Security and audits
Security in DeFi is layered: code review before launch, transparent backing while running, a way to reward people who find bugs, and habits on your side of the screen. Solv works on all four. None of them, alone or together, makes anything risk-free — and this page won’t pretend otherwise.
Third-party audits
Solv’s contracts — from the ERC-3525 reference implementation through the SolvBTC components — have been reviewed by multiple independent security firms. Names that have appeared across its audit history include Quantstamp, CertiK, SlowMist, Salus and Secbit. Audits examine code for known classes of vulnerability and logic errors before and during deployment.
What an audit is, and isn’t: it’s a serious expert review at a point in time, not a permanent guarantee. Code changes, integrations add new surface area, and no review catches everything. Treat “audited” as a meaningful positive signal, not a promise of safety.
Proof of reserve
For a Bitcoin-backed token, the central question is whether the backing is real. Solv addresses this with proof of reserve — publishing the relationship between Bitcoin held in reserve and SolvBTC in circulation, with third-party verification. This is what lets the 1:1 claim be checked instead of trusted. Because reserves move as the protocol operates, proof-of-reserve data is something to read live rather than assume from a fixed figure. See how it works for the model.
Bug bounty
Solv runs a public bug-bounty program, inviting security researchers to report vulnerabilities responsibly in exchange for rewards. Bounties are valuable because they put many independent eyes on the code continuously, beyond the formal audit windows, and create an incentive to disclose rather than exploit.
What you control: anti-phishing
Most people who lose funds aren’t undone by a contract exploit — they’re phished. These habits prevent the large majority of real-world losses:
- Never share your seed phrase or private keys. Not with “support”, not to “validate” a wallet, not ever. No legitimate process needs them.

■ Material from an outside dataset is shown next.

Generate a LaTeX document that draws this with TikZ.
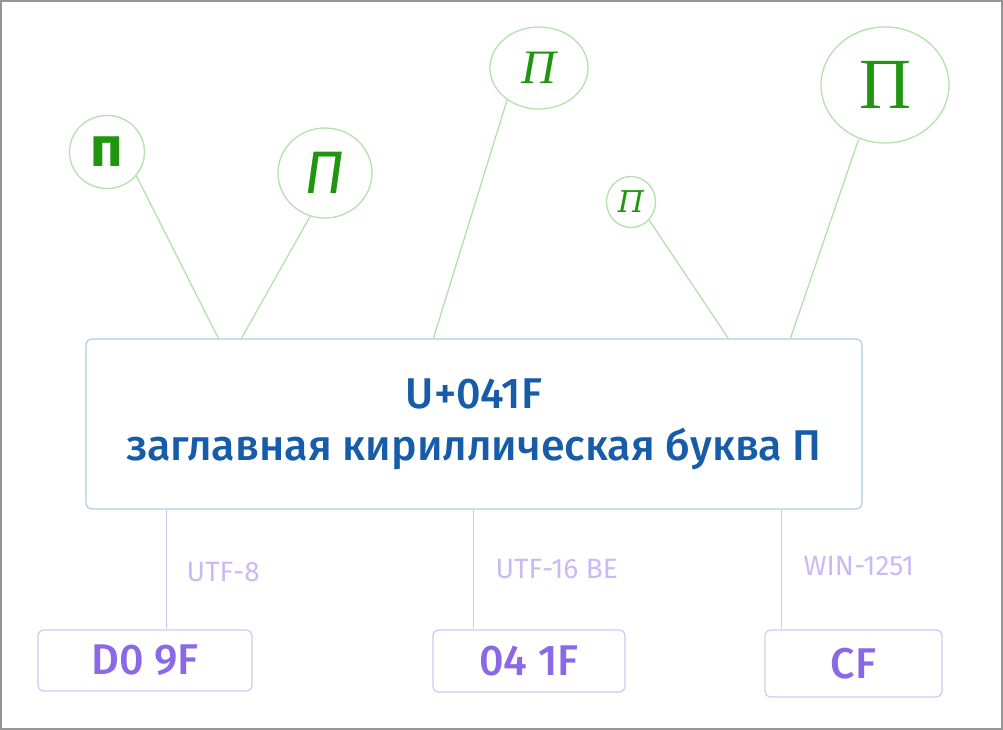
\documentclass[tikz,border=0pt]{standalone}
\usepackage{fontspec}
\setmainfont{Fira Sans}
\newfontfamily\medfont{Fira Sans Medium}
\newfontfamily\romanfont{Liberation Serif}
\newfontfamily\calfont{DejaVu Serif}
\usetikzlibrary{shapes.geometric, positioning, calc}

\definecolor{glyphgreen}{RGB}{32,150,16}
\definecolor{ringgreen}{RGB}{180,224,172}
\definecolor{codeblue}{RGB}{22,92,168}
\definecolor{boxblue}{RGB}{172,204,228}
\definecolor{lilac}{RGB}{210,198,246}
\definecolor{lilactext}{RGB}{200,186,246}
\definecolor{bytepurple}{RGB}{138,104,230}
\definecolor{framegray}{RGB}{150,150,150}

\begin{document}
\begin{tikzpicture}[
  x=1pt, y=-1pt,
  ring/.style={
    ellipse,
    draw=ringgreen,
    line width=1.3pt,
    inner sep=0pt,
    text=glyphgreen,
  },
  stem/.style={
    ringgreen,
    line width=1.3pt,
  },
  codebox/.style={
    rounded corners=6pt,
    draw=boxblue,
    line width=1.2pt,
    align=center,
    text=codeblue,
    font=\medfont\fontsize{43}{52}\selectfont,
  },
  bytebox/.style={
    rounded corners=6pt,
    draw=lilac,
    line width=1.2pt,
    text=bytepurple,
    font=\medfont\fontsize{43}{43}\selectfont,
  },
  wire/.style={
    lilac,
    line width=1.2pt,
  },
  enc/.style={
    anchor=west,
    text=lilactext,
    font=\fontsize{28}{28}\selectfont,
  },
]
\useasboundingbox (0,0) rectangle (1003,730);
\draw[framegray, line width=2pt] (1,1) rectangle (1002,729);

% ============================================================
% CODE POINT
% ============================================================
\node[codebox, minimum width=776pt, minimum height=170pt]
  (code) at (474,424) {U+041F\\заглавная кириллическая буква П};

% ============================================================
% GLYPH VARIANTS (top)
% ============================================================
\node[ring, minimum width=75pt, minimum height=73pt,
      font=\bfseries\fontsize{56}{56}\selectfont]
  (sansbold) at (107,152) {п};
\node[ring, minimum width=94pt, minimum height=90pt,
      font=\itshape\fontsize{60}{60}\selectfont]
  (sansital) at (325,173) {П};
\node[ring, minimum width=98pt, minimum height=82pt,
      font=\romanfont\itshape\fontsize{48}{48}\selectfont]
  (serifital) at (539,68) {П};
\node[ring, minimum width=49pt, minimum height=51pt,
      font=\calfont\itshape\fontsize{30}{30}\selectfont]
  (script) at (631,202) {П};
\node[ring, minimum width=128pt, minimum height=116pt,
      font=\romanfont\fontsize{72}{72}\selectfont]
  (serif) at (885,85) {П};

\draw[stem] (sansbold.-39)  -- ([xshift=133pt]code.north west);
\draw[stem] (sansital.-109) -- ([xshift=156pt]code.north west);
\draw[stem] (serifital.-135)-- ([xshift=348pt]code.north west);
\draw[stem] (script.-45)    -- ([xshift=643pt]code.north west);
\draw[stem] (serif.-116)    -- ([xshift=705pt]code.north west);

% ============================================================
% ENCODINGS (bottom)
% ============================================================
\node[bytebox, minimum width=214pt, minimum height=61pt]
  (utf8) at (145,660.5) {D0 9F};
\node[bytebox, minimum width=192pt, minimum height=62pt]
  (utf16) at (529,661) {04 1F};
\node[bytebox, minimum width=177pt, minimum height=67pt]
  (win) at (853.5,663.5) {CF};

\draw[wire] ([xshift=81pt]code.south west)
  -- ([xshift=81pt]code.south west |- utf8.north);
\draw[wire] ([xshift=388pt]code.south west)
  -- ([xshift=388pt]code.south west |- utf16.north);
\draw[wire] ([xshift=696pt]code.south west)
  -- ([xshift=696pt]code.south west |- win.north);

\node[enc] (utf8lbl)  at (183,572) {UTF-8};
\node[enc] (utf16lbl) at (492,569) {UTF-16 BE};
\node[enc] (winlbl)   at (800,566) {WIN-1251};

\end{tikzpicture}
\end{document}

- Solv will not DM you first. Treat unsolicited messages, giveaways and “urgent” claims as scams by default.
- Verify the domain. Read the address bar carefully before connecting a wallet or signing. Clones copy real sites pixel-for-pixel.
- Verify contract addresses against official channels before interacting with a token or contract.
- Bookmark trusted resources and navigate from your bookmarks, not from search ads or links in chats.
- Review every signature. Understand what a transaction approves; be wary of unlimited token approvals to unfamiliar contracts.
- Revoke stale approvals you no longer use, with a reputable approval-checker tool.
Verifying official channels
Because this site deliberately avoids linking the main domain, use the official social and developer channels to confirm anything that matters — contract addresses, proof-of-reserve data, governance interfaces and announcements. They’re linked in the footer of every page (X, Telegram, Discord, Medium, GitHub). When in doubt, cross-check a claim across more than one official channel before acting on it.
DeFi rewards the careful. Assume that anything promising guaranteed returns or asking for secrets is hostile, keep position sizes sane, and read risks & liquidations so you know what you’re accepting.